Bangladesh should not rely entirely on Trump's tariff war
With the Trump administration's new tariffs taking effect, major trading nations are adjusting their trade policies in anticipation of market volatility.

With the Trump administration’s new tariffs coming into effect, major trading nations are adjusting their trade policies to manage anticipated volatility.
So far, Trump has imposed a 25% tariff on Mexican imports and all Canadian goods, except for a 10% tariff on Canadian energy exports to the U.S. Regarding Chinese imports, the administration has added a 10% duty, bringing the total tariff rate to 35%, as a 25% tariff had already been imposed during Trump's previous tenure.
In response, China has imposed retaliatory tariffs on $14 billion worth of U.S. goods and has also lodged a complaint with the World Trade Organization (WTO) over the increased tariffs on Chinese exports. Trump has also indicated in media interviews that he plans to impose similar tariffs on imports from the European Union (EU).
While Trump's tariff policies may benefit Bangladesh in the short term, the country should not rely solely on these advantages. Instead, it must rethink its trade strategy to ensure long-term economic sustainability. Beyond the tariff war, Bangladesh faces another crucial challenge—its graduation from Least Developed Country (LDC) status in November 2026. This transition will result in the loss of preferential trade benefits, leading to higher export tariffs, potentially averaging between 10% and 12%. Currently, 78% of Bangladesh’s total exports benefit from LDC-related advantages, with 38 countries granting zero or reduced tariffs. After graduation, Bangladesh risks losing up to $8 billion in exports unless it secures preferential trade agreements (PTAs) and Generalized System of Preferences (GSP) Plus facilities.
However, Bangladesh’s preparedness remains insufficient. Despite lobbying efforts, it has failed to secure Free Trade Agreements (FTAs) with major trading partners, managing only a PTA with Bhutan, which has minimal impact. Some progress has been made in negotiating an Economic Partnership Agreement (EPA) with Japan, with a deal expected by late 2025. However, talks on the much-discussed Comprehensive Economic Partnership Agreement (CEPA) with India have stalled since August last year, as have FTA discussions with Indonesia, Malaysia, and Turkey. Efforts to join regional trade blocs such as the Association of Southeast Asian Nations (ASEAN) and the China-led Regional Comprehensive Economic Partnership (RCEP) have also lost momentum.
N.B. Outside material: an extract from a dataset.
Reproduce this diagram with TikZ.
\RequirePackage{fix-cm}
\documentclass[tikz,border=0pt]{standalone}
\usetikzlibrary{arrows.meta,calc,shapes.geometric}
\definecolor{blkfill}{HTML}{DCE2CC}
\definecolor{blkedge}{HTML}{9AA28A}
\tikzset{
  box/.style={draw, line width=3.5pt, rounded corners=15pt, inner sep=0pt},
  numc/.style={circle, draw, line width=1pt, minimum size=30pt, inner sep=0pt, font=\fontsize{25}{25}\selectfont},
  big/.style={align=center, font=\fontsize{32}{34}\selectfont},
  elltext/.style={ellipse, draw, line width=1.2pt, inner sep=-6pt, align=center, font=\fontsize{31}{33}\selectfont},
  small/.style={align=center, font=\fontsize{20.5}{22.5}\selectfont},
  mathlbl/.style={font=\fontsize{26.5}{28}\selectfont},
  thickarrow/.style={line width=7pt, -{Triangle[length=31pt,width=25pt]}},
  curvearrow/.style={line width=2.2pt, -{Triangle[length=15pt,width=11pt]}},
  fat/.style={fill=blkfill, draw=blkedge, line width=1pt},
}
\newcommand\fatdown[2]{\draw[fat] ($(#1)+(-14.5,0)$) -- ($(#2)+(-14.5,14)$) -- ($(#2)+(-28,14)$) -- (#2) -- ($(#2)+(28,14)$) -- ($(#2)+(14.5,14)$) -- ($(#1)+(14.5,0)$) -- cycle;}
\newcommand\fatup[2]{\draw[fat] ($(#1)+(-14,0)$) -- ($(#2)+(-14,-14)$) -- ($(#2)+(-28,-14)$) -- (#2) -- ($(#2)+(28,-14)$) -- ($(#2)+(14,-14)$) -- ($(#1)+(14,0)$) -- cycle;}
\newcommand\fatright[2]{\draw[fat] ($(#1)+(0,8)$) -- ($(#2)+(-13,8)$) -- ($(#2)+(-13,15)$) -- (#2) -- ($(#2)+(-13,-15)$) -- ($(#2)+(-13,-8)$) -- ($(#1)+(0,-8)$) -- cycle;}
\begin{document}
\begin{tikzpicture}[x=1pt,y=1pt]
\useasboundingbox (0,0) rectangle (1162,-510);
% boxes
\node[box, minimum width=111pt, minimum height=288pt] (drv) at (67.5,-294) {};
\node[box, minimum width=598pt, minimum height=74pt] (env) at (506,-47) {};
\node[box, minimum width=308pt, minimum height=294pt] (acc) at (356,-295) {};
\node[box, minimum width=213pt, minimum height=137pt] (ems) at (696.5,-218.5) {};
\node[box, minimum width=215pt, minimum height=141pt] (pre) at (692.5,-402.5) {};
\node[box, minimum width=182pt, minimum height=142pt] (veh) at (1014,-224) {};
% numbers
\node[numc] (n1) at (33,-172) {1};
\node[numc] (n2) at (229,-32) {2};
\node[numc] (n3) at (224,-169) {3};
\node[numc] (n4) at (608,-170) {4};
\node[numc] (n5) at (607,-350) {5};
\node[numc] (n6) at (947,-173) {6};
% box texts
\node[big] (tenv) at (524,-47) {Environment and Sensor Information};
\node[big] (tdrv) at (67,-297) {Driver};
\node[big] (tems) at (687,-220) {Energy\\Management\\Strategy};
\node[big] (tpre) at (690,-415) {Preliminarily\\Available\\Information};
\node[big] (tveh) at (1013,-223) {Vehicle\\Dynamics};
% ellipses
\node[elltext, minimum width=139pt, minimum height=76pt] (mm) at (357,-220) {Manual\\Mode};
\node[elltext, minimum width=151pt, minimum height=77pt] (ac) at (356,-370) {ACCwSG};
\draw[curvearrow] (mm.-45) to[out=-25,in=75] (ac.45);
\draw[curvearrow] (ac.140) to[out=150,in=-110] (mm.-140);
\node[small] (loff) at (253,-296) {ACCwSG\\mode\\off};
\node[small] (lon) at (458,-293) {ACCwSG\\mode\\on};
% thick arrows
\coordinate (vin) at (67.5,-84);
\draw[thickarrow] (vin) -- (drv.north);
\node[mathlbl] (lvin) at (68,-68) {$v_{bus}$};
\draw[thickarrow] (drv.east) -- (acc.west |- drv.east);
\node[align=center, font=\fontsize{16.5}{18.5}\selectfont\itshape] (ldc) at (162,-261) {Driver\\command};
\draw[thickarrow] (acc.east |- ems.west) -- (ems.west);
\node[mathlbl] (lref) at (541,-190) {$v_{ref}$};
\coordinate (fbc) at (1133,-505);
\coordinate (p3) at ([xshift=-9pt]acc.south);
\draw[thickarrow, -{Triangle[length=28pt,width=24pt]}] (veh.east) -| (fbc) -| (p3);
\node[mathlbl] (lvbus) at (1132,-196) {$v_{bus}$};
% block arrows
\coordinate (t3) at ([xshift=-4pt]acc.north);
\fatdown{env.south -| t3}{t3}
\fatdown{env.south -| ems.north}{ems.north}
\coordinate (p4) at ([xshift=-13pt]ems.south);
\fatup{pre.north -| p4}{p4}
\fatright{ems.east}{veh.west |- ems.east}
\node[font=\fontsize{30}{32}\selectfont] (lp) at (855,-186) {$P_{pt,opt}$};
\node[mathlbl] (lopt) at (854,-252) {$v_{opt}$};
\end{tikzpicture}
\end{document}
Given the slow progress in bilateral trade agreements, Bangladesh continues to rely on the multilateral trading system under the WTO. However, this system faces uncertainty due to Trump’s tariff policies. To mitigate risks, Bangladesh should prioritize securing bilateral FTAs, EPAs, and CEPAs while strengthening regional trade partnerships.
Tariff rationalization has been a recurring topic for Bangladesh over the past decade. Experts argue that reducing excessive tariff protection—currently averaging 28%—is necessary for global competitiveness. The existing high tariffs have shielded domestic manufacturers from global competition, allowing them to benefit from protectionist policies without meeting stringent compliance standards. This has contributed to the lack of export diversification, with the apparel sector accounting for over 80% of total exports.
Bangladesh must move forward without depending solely on U.S. tariff measures, as global trade could slow down due to rising prices and weakened demand caused by increased tariffs worldwide. While some countries and regional trade blocs have committed to extending preferential trade benefits post-LDC graduation, these benefits come with limitations. The EU has pledged to maintain trade privileges for three years (until 2029), while the UK, Australia, and Canada will continue offering trade benefits but with stricter conditions.
Ultimately, Bangladesh must proactively navigate these challenges by reassessing its trade policies and strengthening its position in the global supply chain. The goal should be to minimize disruptions and ensure long-term economic resilience.